### STORED DATA
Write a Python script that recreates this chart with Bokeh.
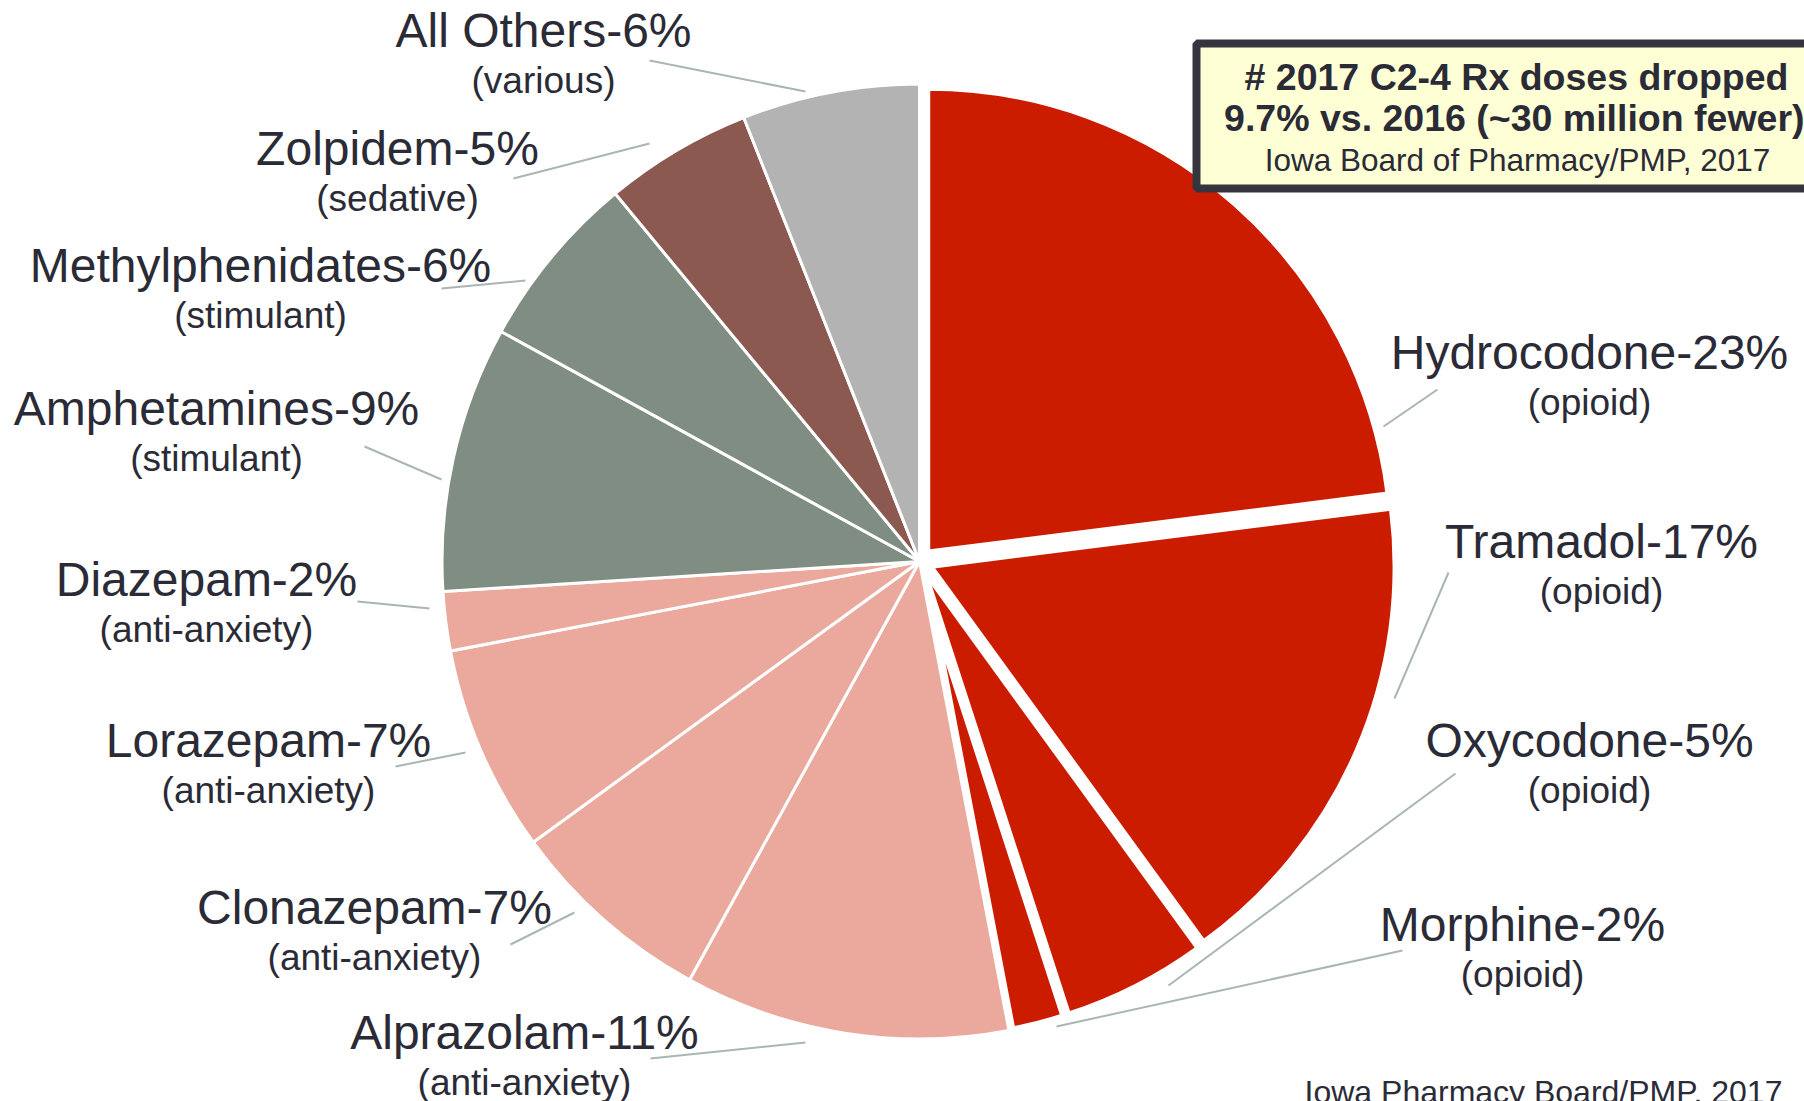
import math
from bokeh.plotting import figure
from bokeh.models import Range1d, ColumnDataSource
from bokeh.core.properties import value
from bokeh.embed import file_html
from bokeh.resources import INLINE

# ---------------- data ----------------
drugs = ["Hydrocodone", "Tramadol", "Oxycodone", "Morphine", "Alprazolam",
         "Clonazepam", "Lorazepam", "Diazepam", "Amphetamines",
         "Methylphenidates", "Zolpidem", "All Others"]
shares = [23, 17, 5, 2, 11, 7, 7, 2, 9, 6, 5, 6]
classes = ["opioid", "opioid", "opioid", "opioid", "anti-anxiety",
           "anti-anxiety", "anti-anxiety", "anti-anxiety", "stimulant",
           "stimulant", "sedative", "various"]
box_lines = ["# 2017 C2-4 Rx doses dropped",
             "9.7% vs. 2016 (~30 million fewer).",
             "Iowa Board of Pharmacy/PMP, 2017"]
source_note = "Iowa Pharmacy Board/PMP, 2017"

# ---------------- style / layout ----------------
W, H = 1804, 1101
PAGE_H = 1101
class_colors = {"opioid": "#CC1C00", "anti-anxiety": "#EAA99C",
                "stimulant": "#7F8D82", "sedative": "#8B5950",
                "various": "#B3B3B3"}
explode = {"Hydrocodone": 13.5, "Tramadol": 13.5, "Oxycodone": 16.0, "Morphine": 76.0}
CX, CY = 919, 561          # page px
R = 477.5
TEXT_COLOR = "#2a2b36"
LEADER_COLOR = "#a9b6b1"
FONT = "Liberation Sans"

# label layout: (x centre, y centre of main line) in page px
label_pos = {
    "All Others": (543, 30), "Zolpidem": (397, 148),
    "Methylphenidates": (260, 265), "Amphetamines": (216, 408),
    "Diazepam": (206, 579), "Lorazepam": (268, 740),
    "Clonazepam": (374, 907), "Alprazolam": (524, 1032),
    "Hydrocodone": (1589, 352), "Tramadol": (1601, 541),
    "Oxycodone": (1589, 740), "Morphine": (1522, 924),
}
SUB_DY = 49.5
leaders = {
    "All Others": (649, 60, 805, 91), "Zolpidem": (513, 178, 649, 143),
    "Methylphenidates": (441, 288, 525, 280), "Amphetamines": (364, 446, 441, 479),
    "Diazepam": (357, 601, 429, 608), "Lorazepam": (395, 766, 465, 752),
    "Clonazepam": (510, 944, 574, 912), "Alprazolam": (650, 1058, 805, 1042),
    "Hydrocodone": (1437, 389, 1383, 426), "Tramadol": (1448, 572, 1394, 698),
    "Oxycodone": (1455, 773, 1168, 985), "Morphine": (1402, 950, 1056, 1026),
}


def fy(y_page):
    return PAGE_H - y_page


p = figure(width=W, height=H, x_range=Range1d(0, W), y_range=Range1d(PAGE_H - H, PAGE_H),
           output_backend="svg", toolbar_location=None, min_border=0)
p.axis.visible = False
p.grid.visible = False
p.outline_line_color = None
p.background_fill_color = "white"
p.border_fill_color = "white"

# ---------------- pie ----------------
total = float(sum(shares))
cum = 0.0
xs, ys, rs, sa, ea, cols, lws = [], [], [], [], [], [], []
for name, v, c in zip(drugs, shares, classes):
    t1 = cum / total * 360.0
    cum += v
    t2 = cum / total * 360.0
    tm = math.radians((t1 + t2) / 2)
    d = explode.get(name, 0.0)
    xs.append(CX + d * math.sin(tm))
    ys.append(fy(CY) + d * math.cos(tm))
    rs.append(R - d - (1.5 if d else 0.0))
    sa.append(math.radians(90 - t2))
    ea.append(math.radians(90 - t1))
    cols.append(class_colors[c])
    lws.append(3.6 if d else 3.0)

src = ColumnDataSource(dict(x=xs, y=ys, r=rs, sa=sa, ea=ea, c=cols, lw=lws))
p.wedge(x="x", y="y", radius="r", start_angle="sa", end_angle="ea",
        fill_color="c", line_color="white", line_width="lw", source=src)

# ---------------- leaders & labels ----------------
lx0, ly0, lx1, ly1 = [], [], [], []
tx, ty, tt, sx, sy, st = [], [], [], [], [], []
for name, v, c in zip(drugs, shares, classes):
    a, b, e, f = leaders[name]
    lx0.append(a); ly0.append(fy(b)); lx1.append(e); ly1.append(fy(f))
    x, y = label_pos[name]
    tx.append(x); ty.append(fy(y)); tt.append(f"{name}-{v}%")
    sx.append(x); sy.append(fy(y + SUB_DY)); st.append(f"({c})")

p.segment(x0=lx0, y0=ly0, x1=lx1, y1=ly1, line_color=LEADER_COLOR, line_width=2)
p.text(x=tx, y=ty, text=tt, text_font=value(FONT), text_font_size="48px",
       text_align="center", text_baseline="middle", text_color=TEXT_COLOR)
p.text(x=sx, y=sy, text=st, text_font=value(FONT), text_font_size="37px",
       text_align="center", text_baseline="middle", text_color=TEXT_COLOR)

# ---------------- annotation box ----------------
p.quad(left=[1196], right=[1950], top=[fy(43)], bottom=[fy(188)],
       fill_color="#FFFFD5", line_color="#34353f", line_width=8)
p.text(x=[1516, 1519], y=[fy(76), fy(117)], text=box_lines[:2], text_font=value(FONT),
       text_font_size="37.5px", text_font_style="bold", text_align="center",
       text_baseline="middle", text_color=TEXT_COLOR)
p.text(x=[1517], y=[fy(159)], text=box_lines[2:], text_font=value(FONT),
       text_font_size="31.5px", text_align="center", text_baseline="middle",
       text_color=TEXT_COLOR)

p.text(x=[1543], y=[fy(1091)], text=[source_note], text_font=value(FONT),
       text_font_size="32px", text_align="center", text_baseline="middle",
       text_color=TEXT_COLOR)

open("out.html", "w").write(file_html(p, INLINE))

### PROMPT
Copy every line above word for word and exclude the pictures.

### RESPONSE TO THIS EXERCISE
Write a Python script that recreates this chart with Bokeh.
import math
from bokeh.plotting import figure
from bokeh.models import Range1d, ColumnDataSource
from bokeh.core.properties import value
from bokeh.embed import file_html
from bokeh.resources import INLINE

# ---------------- data ----------------
drugs = ["Hydrocodone", "Tramadol", "Oxycodone", "Morphine", "Alprazolam",
         "Clonazepam", "Lorazepam", "Diazepam", "Amphetamines",
         "Methylphenidates", "Zolpidem", "All Others"]
shares = [23, 17, 5, 2, 11, 7, 7, 2, 9, 6, 5, 6]
classes = ["opioid", "opioid", "opioid", "opioid", "anti-anxiety",
           "anti-anxiety", "anti-anxiety", "anti-anxiety", "stimulant",
           "stimulant", "sedative", "various"]
box_lines = ["# 2017 C2-4 Rx doses dropped",
             "9.7% vs. 2016 (~30 million fewer).",
             "Iowa Board of Pharmacy/PMP, 2017"]
source_note = "Iowa Pharmacy Board/PMP, 2017"

# ---------------- style / layout ----------------
W, H = 1804, 1101
PAGE_H = 1101
class_colors = {"opioid": "#CC1C00", "anti-anxiety": "#EAA99C",
                "stimulant": "#7F8D82", "sedative": "#8B5950",
                "various": "#B3B3B3"}
explode = {"Hydrocodone": 13.5, "Tramadol": 13.5, "Oxycodone": 16.0, "Morphine": 76.0}
CX, CY = 919, 561          # page px
R = 477.5
TEXT_COLOR = "#2a2b36"
LEADER_COLOR = "#a9b6b1"
FONT = "Liberation Sans"

# label layout: (x centre, y centre of main line) in page px
label_pos = {
    "All Others": (543, 30), "Zolpidem": (397, 148),
    "Methylphenidates": (260, 265), "Amphetamines": (216, 408),
    "Diazepam": (206, 579), "Lorazepam": (268, 740),
    "Clonazepam": (374, 907), "Alprazolam": (524, 1032),
    "Hydrocodone": (1589, 352), "Tramadol": (1601, 541),
    "Oxycodone": (1589, 740), "Morphine": (1522, 924),
}
SUB_DY = 49.5
leaders = {
    "All Others": (649, 60, 805, 91), "Zolpidem": (513, 178, 649, 143),
    "Methylphenidates": (441, 288, 525, 280), "Amphetamines": (364, 446, 441, 479),
    "Diazepam": (357, 601, 429, 608), "Lorazepam": (395, 766, 465, 752),
    "Clonazepam": (510, 944, 574, 912), "Alprazolam": (650, 1058, 805, 1042),
    "Hydrocodone": (1437, 389, 1383, 426), "Tramadol": (1448, 572, 1394, 698),
    "Oxycodone": (1455, 773, 1168, 985), "Morphine": (1402, 950, 1056, 1026),
}


def fy(y_page):
    return PAGE_H - y_page


p = figure(width=W, height=H, x_range=Range1d(0, W), y_range=Range1d(PAGE_H - H, PAGE_H),
           output_backend="svg", toolbar_location=None, min_border=0)
p.axis.visible = False
p.grid.visible = False
p.outline_line_color = None
p.background_fill_color = "white"
p.border_fill_color = "white"

# ---------------- pie ----------------
total = float(sum(shares))
cum = 0.0
xs, ys, rs, sa, ea, cols, lws = [], [], [], [], [], [], []
for name, v, c in zip(drugs, shares, classes):
    t1 = cum / total * 360.0
    cum += v
    t2 = cum / total * 360.0
    tm = math.radians((t1 + t2) / 2)
    d = explode.get(name, 0.0)
    xs.append(CX + d * math.sin(tm))
    ys.append(fy(CY) + d * math.cos(tm))
    rs.append(R - d - (1.5 if d else 0.0))
    sa.append(math.radians(90 - t2))
    ea.append(math.radians(90 - t1))
    cols.append(class_colors[c])
    lws.append(3.6 if d else 3.0)

src = ColumnDataSource(dict(x=xs, y=ys, r=rs, sa=sa, ea=ea, c=cols, lw=lws))
p.wedge(x="x", y="y", radius="r", start_angle="sa", end_angle="ea",
        fill_color="c", line_color="white", line_width="lw", source=src)

# ---------------- leaders & labels ----------------
lx0, ly0, lx1, ly1 = [], [], [], []
tx, ty, tt, sx, sy, st = [], [], [], [], [], []
for name, v, c in zip(drugs, shares, classes):
    a, b, e, f = leaders[name]
    lx0.append(a); ly0.append(fy(b)); lx1.append(e); ly1.append(fy(f))
    x, y = label_pos[name]
    tx.append(x); ty.append(fy(y)); tt.append(f"{name}-{v}%")
    sx.append(x); sy.append(fy(y + SUB_DY)); st.append(f"({c})")

p.segment(x0=lx0, y0=ly0, x1=lx1, y1=ly1, line_color=LEADER_COLOR, line_width=2)
p.text(x=tx, y=ty, text=tt, text_font=value(FONT), text_font_size="48px",
       text_align="center", text_baseline="middle", text_color=TEXT_COLOR)
p.text(x=sx, y=sy, text=st, text_font=value(FONT), text_font_size="37px",
       text_align="center", text_baseline="middle", text_color=TEXT_COLOR)

# ---------------- annotation box ----------------
p.quad(left=[1196], right=[1950], top=[fy(43)], bottom=[fy(188)],
       fill_color="#FFFFD5", line_color="#34353f", line_width=8)
p.text(x=[1516, 1519], y=[fy(76), fy(117)], text=box_lines[:2], text_font=value(FONT),
       text_font_size="37.5px", text_font_style="bold", text_align="center",
       text_baseline="middle", text_color=TEXT_COLOR)
p.text(x=[1517], y=[fy(159)], text=box_lines[2:], text_font=value(FONT),
       text_font_size="31.5px", text_align="center", text_baseline="middle",
       text_color=TEXT_COLOR)

p.text(x=[1543], y=[fy(1091)], text=[source_note], text_font=value(FONT),
       text_font_size="32px", text_align="center", text_baseline="middle",
       text_color=TEXT_COLOR)

open("out.html", "w").write(file_html(p, INLINE))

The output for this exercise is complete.